The delegates were also able to talk with different companies with steeped histories in motorsport. Brembo’s Riccardo Cesarini was on hand to discuss brakes, the Italian company enjoying a significant role in the majority of top-line racing series. Giampaolo Dallara, the man behind Dallara chassis used in IndyCar, GP2 and GP3 among other series, was also present, as were noted Italian designers Georgette Giugiaro and Paolo Pininfarina.
The insights offered would have done much for nations looking to develop motorsport and get start a ladder that could lead the younger generations all the way up to the pinnacle of motorsport.
For four-time F1 champion Vettel, this kind of early exposure to motorsport played a crucial part in encouraging him to get racing as a kid.
“I guess as soon as I was stable enough with walking at three, three-and-a-half, the next Christmas I had a go-kart under the Christmas tree waiting for me. That’s how I started,” he explained. “At that time my father was racing, he was a massive Senna fan and a Michael Schumacher fan. So I got going. We started not having any idea. The first race I competed I was seven years old, and then from then onwards step by step. Then the cars got a bit bigger every time and every year. That’s how I got started when I was very young.”
Hailing from Germany, Vettel’s exposure and opportunities in racing as a kid would have been very different to a child growing up in a nation with little-to-no motorsport.
However, as explored by Angelo Sticchi Damiani, president of the Automobile Club d’Italia, delegates from countries with a desire to get racing can find common ground with those hailing from regions with more established motorsport scenes.
“I believe here we have all the right conditions to host the conference in Turin,” Damiani said. “Jean had a great intuition when he decided that it was about time to gather all the car associations in the world, to meet and talk about sports.

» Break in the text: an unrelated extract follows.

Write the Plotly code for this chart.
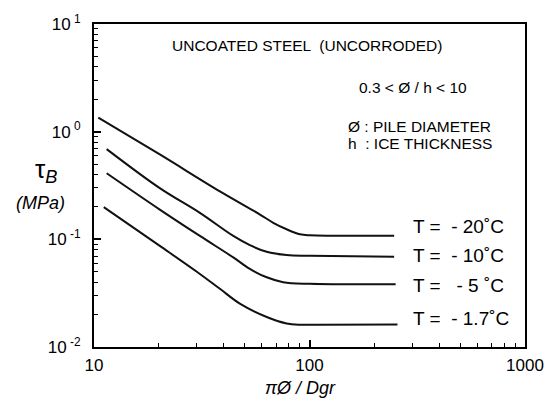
import plotly.graph_objects as go

# Data (x = piD/Dgr, y = tau_B in MPa)
x_m20 = [10.47, 20.2, 38.4, 58.9, 67.9, 78.3, 90.4, 100.5, 247]
y_m20 = [1.35, 0.614, 0.279, 0.170, 0.1425, 0.124, 0.1114, 0.109, 0.108]

x_m10 = [11.45, 20.2, 31.0, 44.3, 52.9, 63.3, 78.3, 100.5, 247]
y_m10 = [0.689, 0.299, 0.176, 0.1075, 0.0883, 0.0766, 0.0714, 0.0704, 0.069]

x_m5 = [11.45, 20.2, 31.0, 44.3, 52.9, 63.3, 75.5, 100.5, 251]
y_m5 = [0.411, 0.189, 0.1075, 0.0679, 0.0531, 0.0444, 0.040, 0.0386, 0.0382]

x_m17 = [11.1, 20.2, 31.0, 38.4, 47.5, 63.3, 78.3, 90.4, 112, 256]
y_m17 = [0.199, 0.0869, 0.0477, 0.0347, 0.0253, 0.019, 0.01656, 0.0161, 0.0161, 0.0162]

series = [(x_m20, y_m20), (x_m10, y_m10), (x_m5, y_m5), (x_m17, y_m17)]
labels = ["T =  - 20\u02daC", "T =  - 10\u02daC", "T =   - 5 \u02daC", "T =  - 1.7\u02daC"]

x_ticks = [10, 100, 1000]
x_ticktext = ["10", "100", "1000"]
y_ticks = [0.01, 0.1, 1, 10]
y_ticktext = ["10<sup> -2</sup>", "10<sup> -1</sup>", "10<sup> 0</sup>", "10<sup> 1</sup>"]

FONT = "Liberation Sans, Arial, sans-serif"

fig = go.Figure()
for xs, ys in series:
    fig.add_trace(go.Scatter(x=xs, y=ys, mode="lines",
                             line=dict(color="#111111", width=2, shape="spline", smoothing=1.0),
                             showlegend=False, hoverinfo="skip"))

x_minor = [m * 10 ** e for e in (1, 2) for m in range(2, 10)]
y_minor = [m * 10 ** e for e in (-2, -1, 0) for m in range(2, 10)]

fig.update_xaxes(type="log", range=[1, 3], tickvals=x_ticks, ticktext=x_ticktext,
                 ticks="inside", ticklen=7, tickwidth=1.5, tickcolor="black",
                 showline=True, linecolor="black", linewidth=2, mirror=True,
                 showgrid=False, zeroline=False, ticklabelstandoff=2,
                 tickfont=dict(family=FONT, size=17, color="black"),
                 minor=dict(tickvals=x_minor, ticks="inside", ticklen=4,
                            tickwidth=1.2, tickcolor="black", showgrid=False))
fig.update_yaxes(type="log", range=[-2, 1], tickvals=y_ticks, ticktext=y_ticktext,
                 ticks="inside", ticklen=7, tickwidth=1.5, tickcolor="black",
                 showline=True, linecolor="black", linewidth=2, mirror=True,
                 showgrid=False, zeroline=False, ticklabelstandoff=8,
                 tickfont=dict(family=FONT, size=17, color="black"),
                 minor=dict(tickvals=y_minor, ticks="inside", ticklen=4,
                            tickwidth=1.2, tickcolor="black", showgrid=False))

ann = []
def add(text, x, y, size=13, xanchor="center", italic=False):
    ann.append(dict(text=("<i>%s</i>" % text) if italic else text, x=x, y=y,
                    xref="paper", yref="paper", showarrow=False,
                    xanchor=xanchor, yanchor="middle",
                    font=dict(family=FONT, size=size, color="black")))

add("UNCOATED STEEL  (UNCORRODED)", 0.494, 0.933, 15.5)
add("0.3 < \u00d8 / h < 10", 0.740, 0.804, 15.5)
add("\u00d8 : PILE DIAMETER", 0.585, 0.684, 15.5, "left")
add("h  : ICE THICKNESS", 0.585, 0.629, 15.5, "left")
for lab, yp in zip(labels, [0.374, 0.282, 0.190, 0.089]):
    add(lab, 0.735, yp, 19, "left")

add("\u03c4<sub><i>B</i></sub>", -0.112, 0.545, 26)
add("(MPa)", -0.125, 0.445, 18, italic=True)
add("\u03c0\u00d8 / Dgr", 0.478, -0.128, 18, italic=True)

fig.update_layout(width=556, height=400,
                  margin=dict(l=94, r=31, t=21, b=53),
                  paper_bgcolor="white", plot_bgcolor="white",
                  annotations=ann)

fig.write_html("out.html")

“We know sports federations come from completely different countries where the contexts are completely different, in political terms, from many many perspectives, there are many local features. We manage to gather here and find a common thread, a common denominator on ethics for instance. Jean believes that ethics is one of the key topics of his presidency.
“Together we have managed to find pools and issues which we all share as federations regardless of the context of where they work in their own country. This is extremely important and I think that Italy can help a lot because it is very relevant historically.”
The concept of looking back to move forward is particularly pertinent in Formula 1 at the moment. For 2017, a radical new set of technical regulations is set to make cars quicker, with the introduction of wider tires and more aggressive-looking cars being a plan to recapture some of the sport’s spirit that many felt has been lost in recent years. The balance between old and new races is also a challenge, with the continued uncertainty regarding the Italian Grand Prix at Monza being a particular talking point while in Turin.
The final panel at the conference offered a nod to the future, with e-sports, video games and online broadcasting all up for discussion. YouTube’s head of sport Tomos Grace spoke about the importance of online platforms to capture millennials and the younger generations, with TV viewing figures on the decline, while the development of e-sports through projects such as the Nissan-supported GT Academy helps to take motorsport to a much wider audience.
This balance of the old and the new is a careful one. However, it is one that the FIA struck very well in Turin. All present would have returned home more knowledgeable than they were when they arrived, while the spread of racing to the far reaches of the world continues.
And if we can get more and more kids from more and more countries becoming interested in cars and racing, the future of motorsport will remain very bright indeed.